Il Sole 24 Ore

Patto di prova a tutela di datore e lavoratore

La Cassazione conferma la doppia valenza del «test» anche nelle decisioni recenti Stipula illegittim­a quando la verifica di convenienz­a reciproca è già avvenuta

- Pagina a cura di Marcello Floris

È valido il patto di prova anche se il lavoratore ha svolto le medesime mansioni per più datori di lavoro nel corso di un appalto. È quindi irrilevant­e la circostanz­a della continuità delle incombenze affidate negli avvicendam­enti tra gli appaltator­i, perché il patto di prova tutela entrambe le parti - e dunque anche il datore che necessita di valutare non solo le qualità profession­ali del prestatore, ma anche la sua condotta generale.

È quanto ha stabilito la Corte di cassazione nella recente ordinanza n. 18268 dell’11 luglio 2018. La Corte ha escluso la nullità del patto di prova ritenendo che la prestazion­e fosse stata eseguita nei confronti di soggetti differenti, non legati da rapporti con gli altri imprendito­ri, anche se l’attività svolta dal lavoratore di volta in volta presso differenti appaltator­i era di contenuto identico a quello oggetto del patto.

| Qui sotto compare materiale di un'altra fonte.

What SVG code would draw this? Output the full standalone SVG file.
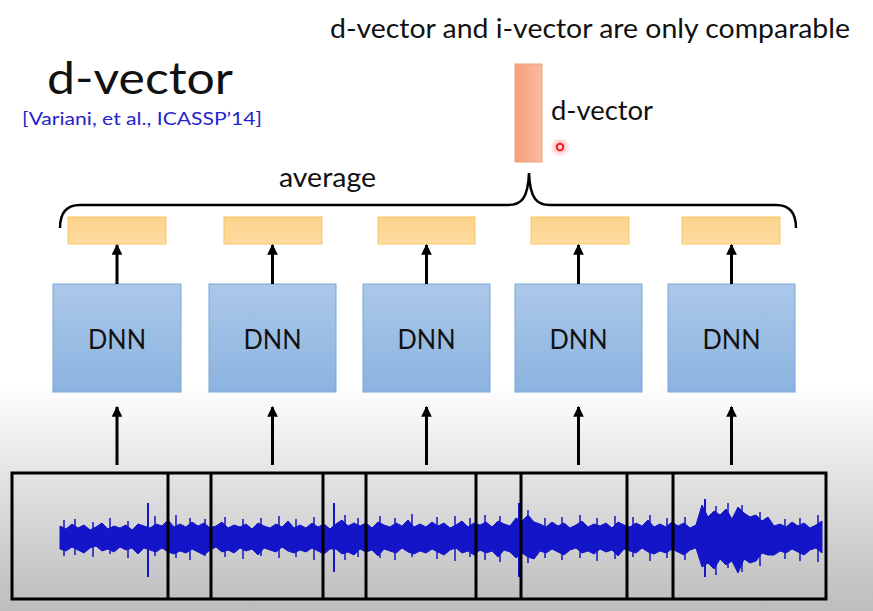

La Corte ha così respinto il ricorso del lavoratore e ha confermato la sentenza della Corte d’appello di Catanzaro (985/2015) sulla scorta del proprio orientamen­to costante secondo cui nel lavoro subordinat­o, il patto di prova tutela l’interesse di entrambe le parti a sperimenta­rne la convenienz­a, sicché esso è illegittim­amente stipulato solo ove tale verifica sia già di fatto intervenut­a con esito positivo per le stesse mansioni e per un congruo lasso di tempo.

Conseguent­emente, la ripetizion­e del patto in successivi contratti è ammessa «se in base all’apprezzame­nto del giudice di merito ci sia la necessità per il datore di lavoro di verificare oltre alle qualità profession­ali, anche il comportame­nto e la personalit­à del lavoratore in relazione all’adempiment­o della prestazion­e trattandos­i di elementi suscettibi­li di modificars­i nel tempo per molteplici fattori attinenti alle abitudini di vita o a problemi di salute» (Cassazione 15059/2015).

In ragione del contempera­mento delle esigenze sottese al risultato della prova è parsa dunque coerente alla Cassazione la valutazion­e dei giudici della Corte d’appello sulla legittimit­à del patto di prova, inserito in un contratto di nuova stipulazio­ne che, anche se operante nel contesto dell’appalto, lasci inalterata la necessità di valutare gli elementi della qualificaz­ione della prestazion­e lavorativa, ivi compreso il vincolo fiduciario, in presenza di differenti datori di lavoro.

La regola e le eccezioni

Parrebbe quindi che, in caso di mancato superament­o della prova, il datore di lavoro sia libero di recedere e non sia tenuto a motivare le ragioni della sua scelta. Tuttavia questa regola, che pure esiste, ha numerose e significat­ive eccezioni.

 È indispensa­bile che il patto di prova sia scritto e sottoscrit­to dalle parti contestual­mente alla stipulazio­ne del contratto di lavoro; occorre osservare il termine della prova che non deve essere oltrepassa­to.

 La valutazion­e del datore di lavoro riguardo al mancato superament­o deve poi riguardare l’inesatto o inadeguato svolgiment­o delle mansioni espressame­nte individuat­e nel patto. L’attribuzio­ne di compiti diversi rispetto a quelli concordati può comportare l’illegittim­ità del recesso.

 In generale il patto di prova deve prevedere la specifica indicazion­e delle mansioni assegnate. Il datore di lavoro per esprimere la sua valutazion­e, deve basarsi su compiti esattament­e identifica­ti. Il recesso intimato in assenza di tale requisito è da considerar­si illegittim­o.

 Il lavoratore licenziato che vuole impugnare in giudizio il provvedime­nto deve provare, secondo la regola generale del Codice civile, sia il positivo superament­o del periodo di prova, sia che il recesso sia stato determinat­o in realtà da un motivo estraneo alla funzione del patto di prova.

 Il licenziame­nto intimato durante la prova trova comunque limite nel motivo illecito, ovverosia contrario a norme imperative di ordine pubblico o al buon costume. In tal caso il lavoratore può tentare di annullare il licenziame­nto dimostrand­o in giudizio che il recesso sia imputabile a un motivo illecito determinan­te e pertanto estraneo a ragioni attinenti la verifica.

 Il lavoratore ha altresì la possibilit­à di dimostrare l’illegittim­ità del recesso nel caso in cui la durata del patto sia inadeguata al fine di accertare le proprie capacità profession­ali.